Make it specific to you. Generic "wow" moments get forgotten because they could have happened anywhere. The moments that stick are the ones that could only have happened at your winery, your event, your destination. This is where your brand strategy and unique value proposition play an important role.
Beware of Being Memorable for all the Wrong Reasons
One critical point to remember is that whatever you design, ensure that you can do it consistently, confidently and with repeatability.
I remember one occasion in a winery cellar where a planned moment was to be the sabrage — releasing a sparkling wine cork with a small sword. It was the end of a group tour and the intent was a small spectacle and unexpected show that would end the tour. Needless to say, after several fumbling attempts by the winery employee, the moment did not come off as planned and the letdown was palpable. What could have been a memorable moment and nice finish to the tour became a talked about moment for all the wrong reasons.
To this day that is still the main memory of that winery fore me, because it was so awkward and uncomfortable for all. This is obviously not where you want to be with your moment.
If You’re Not Designing Your Programming for Memorable Moments, Then What Exactly are You Designing For?
Programming without any memorable moments isn't really programming — it's scheduling. And scheduling doesn't build a brand. It also doesn't build word of mouth, and doesn't build a following of the kind of guests who come back and brings three friends next time.
So the next time you're building an experience, ask the harder question up front: what's memorable here? If you can't answer that clearly, that's the design problem to solve before anything else gets finalized.
Because if it's not memorable, it's forgettable. And forgettable doesn't grow a business.
Mike Belobradic is a marketing and brand strategist with 30 years of executive experience, formal culinary training, WSET wine credentials, and certification as a KCBS barbecue judge. He works with wineries, tourism boards, and hospitality brands on brand strategy, guest experience design, and Smoke Fire Grill & Wine sessions exploring the relationship between fire, smoke, and flavour.
Memorable Moments FAQ
Why should wineries, events, or tourism boards design for memorable moments instead of just smooth logistics? Smooth logistics prevent complaints, but they don't create word of mouth referrals, repeat visits, or justify premium pricing all on their own. Memorable moments do all of those things (and then some), and they're what guests actually talk about, return for, and pay more to experience again.

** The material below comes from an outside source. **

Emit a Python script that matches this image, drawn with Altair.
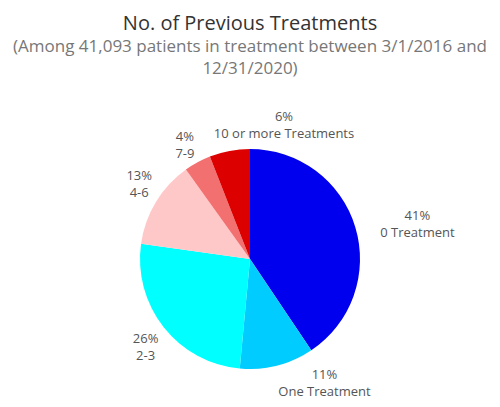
import altair as alt
import pandas as pd

categories = ["0 Treatment", "One Treatment", "2-3", "4-6", "7-9", "10 or more Treatments"]
shares = [41, 11, 26, 13, 4, 6]
colors = ["#0000EE", "#00CCFF", "#00FFFF", "#FFC8C8", "#F27070", "#DD0000"]

df = pd.DataFrame({"cat": categories, "pct": shares, "order": range(len(categories))})
df["label"] = [[f"{p}%", c] for p, c in zip(shares, categories)]

pie = (
    alt.Chart(df)
    .mark_arc(outerRadius=110)
    .encode(
        theta=alt.Theta("pct:Q", stack=True),
        order=alt.Order("order:Q"),
        color=alt.Color("cat:N", scale=alt.Scale(domain=categories, range=colors), legend=None),
    )
)

# mid angle of each slice, computed before any filtering
lab_base = (
    alt.Chart(df)
    .transform_window(cum="sum(pct)", sort=[alt.SortField("order")])
    .transform_joinaggregate(total="sum(pct)")
    .transform_calculate(ang="(datum.cum - datum.pct / 2) / datum.total * 2 * PI")
    .encode(theta=alt.Theta("ang:Q", scale=None), text="label")
)

txt = dict(font="Open Sans", fontSize=13, color="#555555", lineHeight=17)
lab_23 = lab_base.mark_text(radius=133, dy=-2, **txt).transform_filter(alt.datum.cat == "2-3")
lab_46 = lab_base.mark_text(radius=133, dx=3, dy=-14, **txt).transform_filter(alt.datum.cat == "4-6")
lab_79 = lab_base.mark_text(radius=130, dx=-3, dy=-8, **txt).transform_filter(alt.datum.cat == "7-9")
lab_big = lab_base.mark_text(radius=175, dy=8, **txt).transform_filter(alt.datum.cat == "0 Treatment")
lab_one = lab_base.mark_text(radius=140, dx=40, dy=-20, **txt).transform_filter(
    alt.datum.cat == "One Treatment"
)
lab_ten = lab_base.mark_text(radius=140, dx=60, dy=-4, **txt).transform_filter(
    alt.datum.cat == "10 or more Treatments"
)

chart = (
    alt.layer(pie, lab_23, lab_46, lab_79, lab_big, lab_one, lab_ten)
    .properties(
        width=484,
        height=270,
        padding={"top": 6, "left": 0, "right": 0, "bottom": 0},
        title=alt.TitleParams(
            "No. of Previous Treatments",
            subtitle=["(Among 41,093 patients in treatment between 3/1/2016 and", "12/31/2020)"],
            anchor="middle",
            font="Open Sans",
            fontSize=20,
            fontWeight=500,
            color="#333333",
            subtitleFont="Open Sans",
            subtitleFontSize=17,
            subtitleColor="#777777",
            subtitleLineHeight=22,
            subtitlePadding=5,
            offset=34,
        ),
    )
    .configure_view(stroke=None)
)

chart.save("out.html", embed_options={"renderer": "svg", "actions": False})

What counts as a "memorable moment" in event or hospitality programming? A memorable moment is usually a specific (sometimes even small), deliberately designed experience a guest can describe afterward — it’s not a long list of activities. It usually involves a mild surprise, a personal or sensory detail, an a-ha moment and something that couldn't have happened anywhere else. A memorable moment becomes imprinted in your guest’s mind, and it’s hard to beat how you made them feel by doing that.
How do you design an experience around a single moment instead of a full itinerary? Start by identifying the one moment you want guests to describe afterward before planning anything else. Build the rest of the itinerary to protect and lead into that moment, rather than filling time with unrelated activities that complete an agenda or stretch something into a pre-defined timeline.
Does designing for a memorable moment mean adding more to the experience? Not usually. It often means removing things and concentrating attention on fewer distractions, which allows for more intentional touchpoints and not packing in more topics or activities.